I was accustomed to that traveller’s feeling of wonder:
Just think where you woke up this morning, and where you are now.
But I’d never known a more shocking disparity than this: from a dark, dirty hole of a cell to this place of privilege and luxury. And though my physical circumstances had changed, the effects of my ordeal were inscribed all over my body. My mind was going to need some careful shepherding even to begin to come to terms with the aftermath.

*

The air of unreality persisted, and carried on through dinner that evening. The ambassador’s table was huge, circular, beautifully laid with the best silver and crystal glasses. The menu was
presented
on a crest-embossed card, describing a gourmet
interpretation
of fish and chips. Ollie and I sat with the ambassador and his wife, Jim and Catherine, Matt and Kelly. The company was
altogether pleasant, but it couldn’t be intimate or cosy. There was an air of formality, and small talk, almost inevitably, strained to be about everything except what had happened to bring us all here.
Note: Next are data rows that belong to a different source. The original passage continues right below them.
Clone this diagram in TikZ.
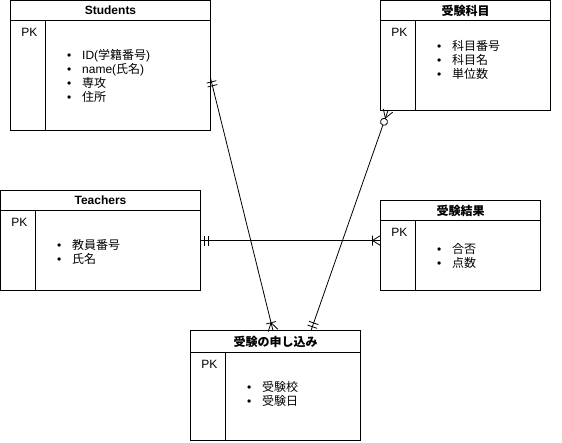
\documentclass[tikz,border=0pt]{standalone}
\usepackage{fontspec}
\setmainfont{Liberation Sans}
\newfontfamily\cjk{Noto Sans CJK JP}
\usetikzlibrary{calc, decorations.markings}

\newcommand{\attr}[1]{\makebox[15pt][l]{\textbullet}{#1}}

\tikzset{
  entity/.style={draw, line width=1pt, inner sep=0pt, outer sep=0pt, anchor=north west},
  enttitle/.style={font=\bfseries\fontsize{12}{14}\selectfont, inner sep=0pt},
  pk/.style={font=\fontsize{12}{14}\selectfont, inner sep=0pt, anchor=north east},
  attrs/.style={font=\fontsize{12}{14}\selectfont, inner sep=0pt, align=left, anchor=west},
  conn/.style={draw, line width=0.8pt},
  mandstart/.style={postaction={decorate, decoration={markings,
      mark=at position 4pt with {\draw[line width=0.8pt] (0pt,-5pt) -- (0pt,5pt);},
      mark=at position 8pt with {\draw[line width=0.8pt] (0pt,-5pt) -- (0pt,5pt);}}}},
  mandend/.style={postaction={decorate, decoration={markings,
      mark=at position -4pt with {\draw[line width=0.8pt] (0pt,-5pt) -- (0pt,5pt);},
      mark=at position -8pt with {\draw[line width=0.8pt] (0pt,-5pt) -- (0pt,5pt);}}}},
  manyend/.style={postaction={decorate, decoration={markings,
      mark=at position -8pt with {\draw[line width=0.8pt] (0pt,-5pt) -- (0pt,5pt)
        (0pt,0pt) -- (8pt,5pt) (0pt,0pt) -- (8pt,-5pt);}}}},
  zeromanystart/.style={postaction={decorate, decoration={markings,
      mark=at position 8pt with {\draw[line width=0.8pt] (0pt,0pt) -- (-8pt,5pt)
        (0pt,0pt) -- (-8pt,-5pt);},
      mark=at position 12pt with {\draw[line width=0.8pt, fill=white] (0pt,0pt) circle[radius=3.5pt];}}}}
}

\begin{document}
\begin{tikzpicture}[x=1pt, y=-1pt]
    \useasboundingbox (0,0) rectangle (562,442);
    % entities: name / x / y / width / height / title height / PK column / title
    \foreach \e/\x/\y/\w/\h/\th/\p/\ttl in {
        students/10.5/0.5/200/130/20/35/Students,
        kamoku/380.5/0.5/170/110/20/35/{\cjk 受験科目},
        teachers/0.5/190.5/200/100/20/35/Teachers,
        kekka/380.5/200.5/160/90/20/35/{\cjk 受験結果},
        moushikomi/190.5/330.5/170/110/22/35/{\cjk 受験の申し込み}} {
        \node[entity, minimum width=\w, minimum height=\h] (\e) at (\x,\y) {};
        \coordinate (\e-div) at ($(\e.north west)+(\p,\th)$);
        \draw[line width=1pt] ($(\e.north west)+(0,\th)$) -- ($(\e.north east)+(0,\th)$);
        \draw[line width=1.6pt] (\e-div) -- (\e-div |- \e.south);
        \node[enttitle] (\e-title) at ($(\e.north)+(0,\th/2)$) {\ttl};
        \node[pk] (\e-pk) at ($(\e-div)+(-8,7.5)$) {PK};
    }
    % attribute lists
    \foreach \e/\ly/\items in {
        students/55.5/{\attr{ID({\cjk 学籍番号})}\\\attr{name({\cjk 氏名})}\\\attr{\cjk 専攻}\\\attr{\cjk 住所}},
        kamoku/39/{\attr{\cjk 科目番号}\\\attr{\cjk 科目名}\\\attr{\cjk 単位数}},
        teachers/41/{\attr{\cjk 教員番号}\\\attr{\cjk 氏名}},
        kekka/35/{\attr{\cjk 合否}\\\attr{\cjk 点数}},
        moushikomi/41.5/{\attr{\cjk 受験校}\\\attr{\cjk 受験日}}} {
        \node[attrs] (\e-attrs) at ($(\e-div)+(21.5,\ly)$) {\items};
    }
    % relations
    \coordinate (s-end) at ([yshift=-12.5pt]students.east);
    \coordinate (k-end) at ([xshift=7.5pt]kamoku.south west);
    \coordinate (m-left) at ([xshift=-2.5pt]moushikomi.north);
    \coordinate (m-right) at ([xshift=35.5pt]moushikomi.north);
    \draw[conn, mandstart, manyend] (s-end) -- (m-left);
    \draw[conn, zeromanystart, mandend] (k-end) -- (m-right);
    \draw[conn, mandstart, manyend] (teachers.east) -- (teachers.east -| kekka.west);
\end{tikzpicture}
\end{document}
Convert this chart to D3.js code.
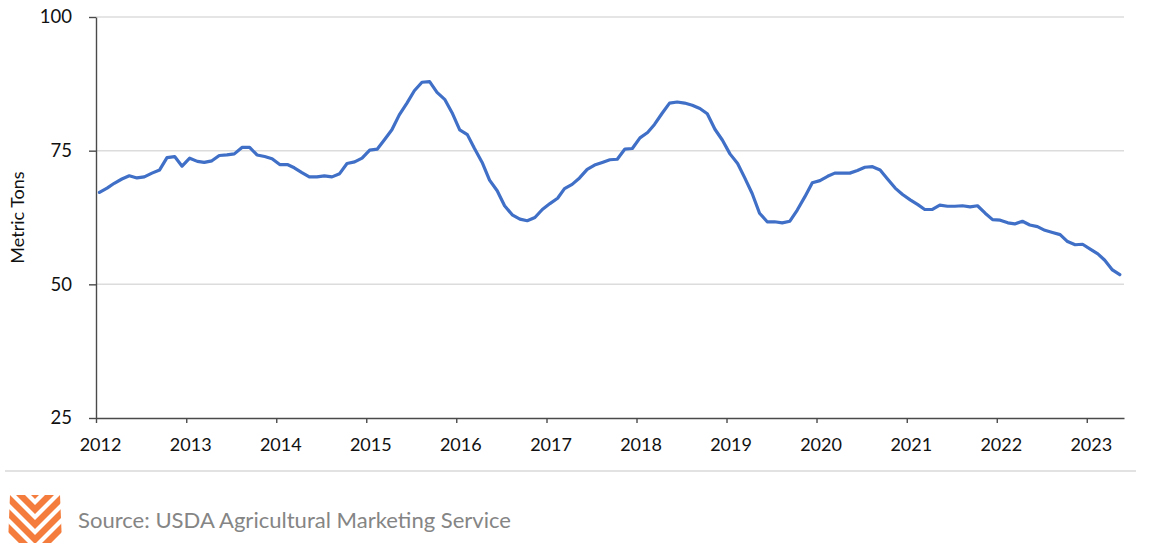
<!DOCTYPE html>
<html>
<head>
<meta charset="utf-8">
<script src="https://cdn.jsdelivr.net/npm/d3@7/dist/d3.min.js"></script>
<style>
  html, body { margin: 0; padding: 0; background: #fff; }
  svg { display: block; }
  .axis text { font-family: Lato, "Open Sans", sans-serif; fill: #111; }
</style>
</head>
<body>
<main></main>
<script>
// monthly values, Jan 2012 .. May 2023 (one row per year)
const startYear = 2012;
const monthlyTons = [
  67.2, 68.0, 68.9, 69.7, 70.3, 69.9, 70.1, 70.8, 71.4, 73.7, 73.9, 72.1, // 2012
  73.6, 73.0, 72.8, 73.1, 74.1, 74.2, 74.4, 75.6, 75.6, 74.2, 73.9, 73.5, // 2013
  72.4, 72.4, 71.8, 70.9, 70.1, 70.1, 70.3, 70.1, 70.7, 72.6, 72.9, 73.6, // 2014
  75.1, 75.3, 77.0, 78.9, 81.7, 83.9, 86.2, 87.8, 87.9, 85.9, 84.6, 82.1, // 2015
  78.9, 78.0, 75.4, 72.8, 69.5, 67.5, 64.7, 63.0, 62.2, 61.9, 62.5, 64.0, // 2016
  65.1, 66.1, 67.9, 68.7, 69.9, 71.5, 72.3, 72.8, 73.3, 73.4, 75.3, 75.4, // 2017
  77.4, 78.4, 79.9, 82.0, 83.9, 84.1, 83.9, 83.5, 82.9, 81.9, 79.0, 77.0, // 2018
  74.4, 72.6, 70.0, 67.0, 63.3, 61.7, 61.7, 61.5, 61.8, 63.9, 66.4, 69.0, // 2019
  69.4, 70.2, 70.8, 70.8, 70.8, 71.3, 71.9, 72.0, 71.4, 69.7, 68.0, 66.8, // 2020
  65.8, 64.9, 64.0, 64.0, 64.8, 64.6, 64.6, 64.7, 64.5, 64.7, 63.3, 62.1, // 2021
  62.0, 61.5, 61.3, 61.8, 61.1, 60.8, 60.1, 59.7, 59.3, 58.0, 57.4, 57.5, // 2022
  56.6, 55.7, 54.5, 52.7, 51.8                                              // 2023
];
const yearTicks = [2012, 2013, 2014, 2015, 2016, 2017, 2018, 2019, 2020, 2021, 2022, 2023];
const valueTicks = [25, 50, 75, 100];
const yTitle = "Metric Tons";
const sourceNote = "Source: USDA Agricultural Marketing Service";

const w = 1149;
const h = 548;
const plotLeft = 96, plotRight = 1124, plotTop = 17, plotBottom = 418;

const data = monthlyTons.map((v, i) => ({
  date: new Date(startYear, i, 15), // plotted mid-month
  value: v
}));

const scaleX = d3.scaleTime()
  .domain([new Date(startYear, 0, 1), new Date(startYear, monthlyTons.length, 1)])
  .range([plotLeft, plotRight]);

const scaleY = d3.scaleLinear()
  .domain([25, 100])
  .range([plotBottom, plotTop]);

const svg = d3.select("main")
  .append("svg")
  .attr("width", w)
  .attr("height", h);

svg.append("rect").attr("width", w).attr("height", h).attr("fill", "#fff");

// gridlines
svg.append("g")
  .selectAll("line")
  .data(valueTicks.filter(d => d > 25))
  .enter()
  .append("line")
  .attr("x1", plotLeft)
  .attr("x2", plotRight)
  .attr("y1", d => scaleY(d))
  .attr("y2", d => scaleY(d))
  .attr("stroke", "#dcdcdc")
  .attr("stroke-width", 1.5);

// axes
const axisX = d3.axisBottom(scaleX)
  .tickValues(yearTicks.map(y => new Date(y, 0, 1)))
  .tickFormat(d3.timeFormat("%Y"))
  .tickSizeInner(5)
  .tickSizeOuter(0)
  .tickPadding(15);

const gx = svg.append("g")
  .attr("class", "axis")
  .attr("transform", `translate(0, ${plotBottom})`)
  .call(axisX);
gx.selectAll("text").attr("font-size", 18).attr("dx", 4);

const axisY = d3.axisLeft(scaleY)
  .tickValues(valueTicks)
  .tickSizeInner(7)
  .tickSizeOuter(0)
  .tickPadding(17);

const gy = svg.append("g")
  .attr("class", "axis")
  .attr("transform", `translate(${plotLeft}, 0)`)
  .call(axisY);
gy.selectAll("text").attr("font-size", 18.5);

svg.selectAll(".axis path, .axis line")
  .attr("stroke", "#4a4a4a")
  .attr("stroke-width", 1.4);

// y title
svg.append("text")
  .attr("transform", `translate(24, ${(plotTop + plotBottom) / 2}) rotate(-90)`)
  .attr("text-anchor", "middle")
  .attr("font-family", "Lato, 'Open Sans', sans-serif")
  .attr("font-size", 18)
  .attr("fill", "#111")
  .text(yTitle);

// the series
const line = d3.line()
  .x(d => scaleX(d.date))
  .y(d => scaleY(d.value));

svg.append("path")
  .datum(data)
  .attr("d", line)
  .attr("fill", "none")
  .attr("stroke", "#3f6fc6")
  .attr("stroke-width", 3.2)
  .attr("stroke-linejoin", "round")
  .attr("stroke-linecap", "round");

// footer separator
svg.append("line")
  .attr("x1", 5).attr("x2", 1136)
  .attr("y1", 471).attr("y2", 471)
  .attr("stroke", "#d9d9d9")
  .attr("stroke-width", 1.5);

// logo: nested orange chevrons clipped to a small trapezoid
const defs = svg.append("defs");
defs.append("clipPath").attr("id", "logoClip")
  .append("polygon")
  .attr("points", "10,495 60,495 62,543 8,543");

const logo = svg.append("g").attr("clip-path", "url(#logoClip)");
const cx = 35, span = 30, band = 9;
[490, 505, 520, 535, 550].forEach(c => {
  logo.append("polygon")
    .attr("points", [
      [cx - span, c - span], [cx, c], [cx + span, c - span],
      [cx + span, c - span + band], [cx, c + band], [cx - span, c - span + band]
    ].map(p => p.join(",")).join(" "))
    .attr("fill", "#f47c3c");
});

// source note
svg.append("text")
  .attr("x", 78)
  .attr("y", 528)
  .attr("font-family", "Lato, 'Open Sans', sans-serif")
  .attr("font-size", 21.5)
  .attr("textLength", 433)
  .attr("lengthAdjust", "spacingAndGlyphs")
  .attr("fill", "#858585")
  .text(sourceNote);
</script>
</body>
</html>
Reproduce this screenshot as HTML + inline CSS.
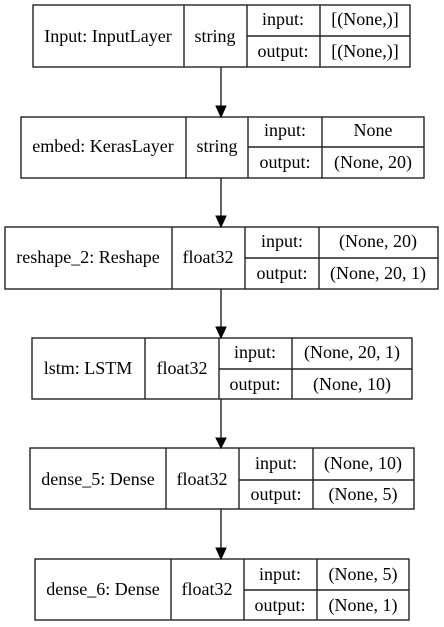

My hosts could not have been kinder: it was hospitality of a rare order that I wouldn’t and couldn’t refuse. None the less, I knew in my heart that my ideal way to spend the evening would have been with my son. For six months I had been under the pirates’ orders. They had decreed what I could do, what (little) I could eat, and at what hour. Now I was free and in luxury, but it was a diplomatic version of a decompression chamber, where I was still allotted times – to see my son, to sit for dinner – and my presence was required.